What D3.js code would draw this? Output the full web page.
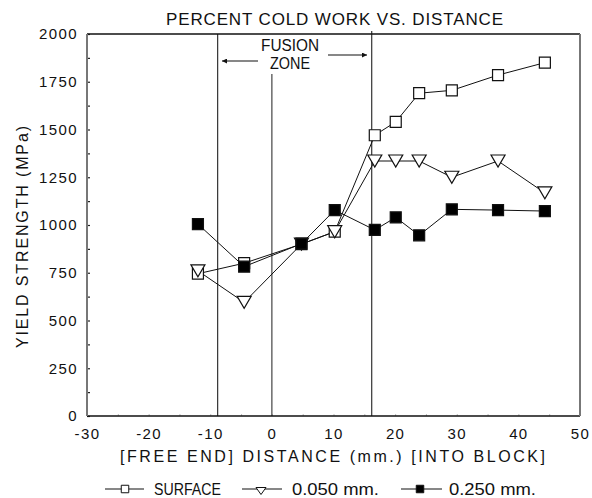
<!DOCTYPE html>
<html>
<head>
<meta charset="utf-8">
<script src="https://cdn.jsdelivr.net/npm/d3@7/dist/d3.min.js"></script>
<style>
  body { margin: 0; background: #fff; }
  svg text { font-family: "Liberation Sans", Arial, sans-serif; fill: #111; }
</style>
</head>
<body>
<svg id="chart" width="592" height="498"></svg>
<script>
// Measurement positions (mm from weld centre) and yield strengths (MPa)
const distance = [-12, -4.5, 4.8, 10.2, 16.7, 20.1, 23.9, 29.2, 36.7, 44.3];
const surface  = [745, 800, 900, 965, 1470, 1540, 1690, 1705, 1785, 1850];
const depth050 = [760, 595, 900, 965, 1335, 1335, 1335, 1250, 1335, 1168];
const depth250 = [1005, 782, 902, 1078, 974, 1040, 946, 1082, 1078, 1073];

const seriesNames = ["SURFACE", "0.050 mm.", "0.250 mm."];
const xTicks = [-30, -20, -10, 0, 10, 20, 30, 40, 50];
const yTicks = [0, 250, 500, 750, 1000, 1250, 1500, 1750, 2000];
const fusionEdges = [-8.8, 16.2];
const weldCentre = 0;

const svg = d3.select("#chart");
const plotL = 87, plotR = 580, plotT = 34, plotB = 416;

const x = d3.scaleLinear().domain([-30, 50]).range([plotL, plotR]);
const y = d3.scaleLinear().domain([0, 2000]).range([plotB, plotT]);

// Text helper: wide, evenly spaced lettering
function label(parent, str, px, len, adjust) {
  return parent.append("text")
    .style("font-size", px + "px")
    .attr("textLength", len)
    .attr("lengthAdjust", adjust || "spacing")
    .text(str);
}

// Title
label(svg, "PERCENT COLD WORK VS. DISTANCE", 17, 337).attr("x", 166).attr("y", 25);

// Minor ticks (inside the frame)
svg.append("g")
  .attr("transform", `translate(${plotL},0)`)
  .call(d3.axisRight(y).tickValues(d3.range(0, 2001, 125)).tickSize(3).tickFormat(""))
  .call(g => g.select(".domain").remove())
  .call(g => g.selectAll("line").attr("stroke", "#222").attr("stroke-width", 1.2));

svg.append("g")
  .attr("transform", `translate(0,${plotB})`)
  .call(d3.axisTop(x).tickValues(d3.range(-30, 51, 5)).tickSize(2).tickFormat(""))
  .call(g => g.select(".domain").remove())
  .call(g => g.selectAll("line").attr("stroke", "#bbb"));

// Tick labels
svg.append("g")
  .attr("transform", `translate(${plotL},0)`)
  .call(d3.axisLeft(y).tickValues(yTicks).tickSize(0).tickPadding(9).tickFormat(d3.format("d")))
  .call(g => g.select(".domain").remove())
  .call(g => g.selectAll("text").attr("fill", "#111")
    .style("font-size", "15px").style("letter-spacing", "1.4px")
    .style("font-family", "'Liberation Sans', Arial, sans-serif"));

svg.append("g")
  .attr("transform", `translate(0,${plotB})`)
  .call(d3.axisBottom(x).tickValues(xTicks).tickSize(0).tickPadding(12).tickFormat(d => d < 0 ? "-" + Math.abs(d) : d))
  .call(g => g.select(".domain").remove())
  .call(g => g.selectAll("text").attr("fill", "#111")
    .style("font-size", "15px").style("letter-spacing", "1.4px")
    .style("font-family", "'Liberation Sans', Arial, sans-serif"));

// Fusion zone boundaries and weld centre line
svg.append("line")
  .attr("x1", x(fusionEdges[0])).attr("x2", x(fusionEdges[0]))
  .attr("y1", plotT).attr("y2", plotB)
  .attr("stroke", "#333").attr("stroke-width", 1.2);
svg.append("line")
  .attr("x1", x(fusionEdges[1])).attr("x2", x(fusionEdges[1]))
  .attr("y1", plotT - 3).attr("y2", plotB)
  .attr("stroke", "#333").attr("stroke-width", 1.2);
svg.append("line")
  .attr("x1", x(weldCentre)).attr("x2", x(weldCentre))
  .attr("y1", 74).attr("y2", plotB)
  .attr("stroke", "#444").attr("stroke-width", 1.2);

// Fusion zone annotation
const defs = svg.append("defs");
defs.append("marker")
  .attr("id", "arrowhead").attr("viewBox", "0 0 10 10")
  .attr("refX", 10).attr("refY", 5)
  .attr("markerWidth", 9).attr("markerHeight", 5)
  .attr("markerUnits", "userSpaceOnUse")
  .attr("orient", "auto")
  .append("path").attr("d", "M0,0 L10,5 L0,10 Z").attr("fill", "#111");

label(svg, "FUSION", 16, 58, "spacingAndGlyphs").attr("x", 261).attr("y", 51);
label(svg, "ZONE", 16, 40, "spacingAndGlyphs").attr("x", 270).attr("y", 69);
svg.append("line").attr("x1", 258).attr("x2", 222).attr("y1", 61).attr("y2", 61)
  .attr("stroke", "#111").attr("stroke-width", 1.2).attr("marker-end", "url(#arrowhead)");
svg.append("line").attr("x1", 328).attr("x2", 367).attr("y1", 55).attr("y2", 55)
  .attr("stroke", "#111").attr("stroke-width", 1.2).attr("marker-end", "url(#arrowhead)");

// Frame
svg.append("line").attr("x1", plotL).attr("x2", plotR).attr("y1", plotT).attr("y2", plotT)
  .attr("stroke", "#111").attr("stroke-width", 1.5);
svg.append("line").attr("x1", plotL).attr("x2", plotR).attr("y1", plotB).attr("y2", plotB)
  .attr("stroke", "#111").attr("stroke-width", 1.5);
svg.append("line").attr("x1", plotL).attr("x2", plotL).attr("y1", plotT).attr("y2", plotB)
  .attr("stroke", "#777").attr("stroke-width", 2);
svg.append("line").attr("x1", plotR).attr("x2", plotR).attr("y1", plotT).attr("y2", plotB)
  .attr("stroke", "#777").attr("stroke-width", 2);

// Marker shapes
const squarePath = s => `M${-s/2},${-s/2}h${s}v${s}h${-s}Z`;
const trianglePath = (w, h) => `M${-w/2},${-h/2}L${w/2},${-h/2}L0,${h/2}Z`;

const series = [
  { name: seriesNames[0], values: surface,  shape: "square",   fill: "#fff" },
  { name: seriesNames[1], values: depth050, shape: "triangle", fill: "#fff" },
  { name: seriesNames[2], values: depth250, shape: "square",   fill: "#000" }
];

const line = d3.line().x(d => x(d[0])).y(d => y(d[1]));

series.forEach(s => {
  const pts = distance.map((d, i) => [d, s.values[i]]);
  svg.append("path").datum(pts)
    .attr("d", line).attr("fill", "none")
    .attr("stroke", "#111").attr("stroke-width", 1);
});

series.forEach(s => {
  const pts = distance.map((d, i) => [d, s.values[i]]);
  svg.append("g").selectAll("path").data(pts).join("path")
    .attr("transform", d => `translate(${x(d[0])},${y(d[1])})`)
    .attr("d", s.shape === "square" ? squarePath(11) : trianglePath(14, 12))
    .attr("fill", s.fill).attr("stroke", "#111").attr("stroke-width", 1.2);
});

// Axis titles
label(svg, "[FREE END] DISTANCE (mm.) [INTO BLOCK]", 16, 425).attr("x", 120).attr("y", 462);

label(svg, "YIELD STRENGTH (MPa)", 16, 222)
  .attr("transform", "translate(28,348) rotate(-90)");

// Legend
const legendItems = [
  { x0: 105, x1: 144, mark: 125, markY: 0, textX: 154, textLen: 67 },
  { x0: 242, x1: 282, mark: 261, markY: 2, textX: 292, textLen: 87 },
  { x0: 401, x1: 442, mark: 420, markY: 0, textX: 449, textLen: 87 }
];
series.forEach((s, i) => {
  const it = legendItems[i];
  const g = svg.append("g").attr("transform", "translate(0,489)");
  g.append("line").attr("x1", it.x0).attr("x2", it.x1).attr("y1", 0).attr("y2", 0)
    .attr("stroke", "#111").attr("stroke-width", 1.2);
  g.append("path")
    .attr("transform", `translate(${it.mark},${it.markY})`)
    .attr("d", s.shape === "square" ? squarePath(7.5) : trianglePath(10, 7))
    .attr("fill", s.fill).attr("stroke", "#111").attr("stroke-width", 1);
  label(g, s.name, 16, it.textLen, "spacingAndGlyphs").attr("x", it.textX).attr("y", 5.7);
});
</script>
</body>
</html>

____

◆ **EXERCISE TASK**:
Starting at the first line of the material, output exactly the lines up to and including the one with "COLD WORK VS.". Do not include the pictures.

◆ **OUTPUT FOR THIS TASK**:
What D3.js code would draw this? Output the full web page.
<!DOCTYPE html>
<html>
<head>
<meta charset="utf-8">
<script src="https://cdn.jsdelivr.net/npm/d3@7/dist/d3.min.js"></script>
<style>
  body { margin: 0; background: #fff; }
  svg text { font-family: "Liberation Sans", Arial, sans-serif; fill: #111; }
</style>
</head>
<body>
<svg id="chart" width="592" height="498"></svg>
<script>
// Measurement positions (mm from weld centre) and yield strengths (MPa)
const distance = [-12, -4.5, 4.8, 10.2, 16.7, 20.1, 23.9, 29.2, 36.7, 44.3];
const surface  = [745, 800, 900, 965, 1470, 1540, 1690, 1705, 1785, 1850];
const depth050 = [760, 595, 900, 965, 1335, 1335, 1335, 1250, 1335, 1168];
const depth250 = [1005, 782, 902, 1078, 974, 1040, 946, 1082, 1078, 1073];

const seriesNames = ["SURFACE", "0.050 mm.", "0.250 mm."];
const xTicks = [-30, -20, -10, 0, 10, 20, 30, 40, 50];
const yTicks = [0, 250, 500, 750, 1000, 1250, 1500, 1750, 2000];
const fusionEdges = [-8.8, 16.2];
const weldCentre = 0;

const svg = d3.select("#chart");
const plotL = 87, plotR = 580, plotT = 34, plotB = 416;

const x = d3.scaleLinear().domain([-30, 50]).range([plotL, plotR]);
const y = d3.scaleLinear().domain([0, 2000]).range([plotB, plotT]);

// Text helper: wide, evenly spaced lettering
function label(parent, str, px, len, adjust) {
  return parent.append("text")
    .style("font-size", px + "px")
    .attr("textLength", len)
    .attr("lengthAdjust", adjust || "spacing")
    .text(str);
}

// Title
label(svg, "PERCENT COLD WORK VS. DISTANCE", 17, 337).attr("x", 166).attr("y", 25);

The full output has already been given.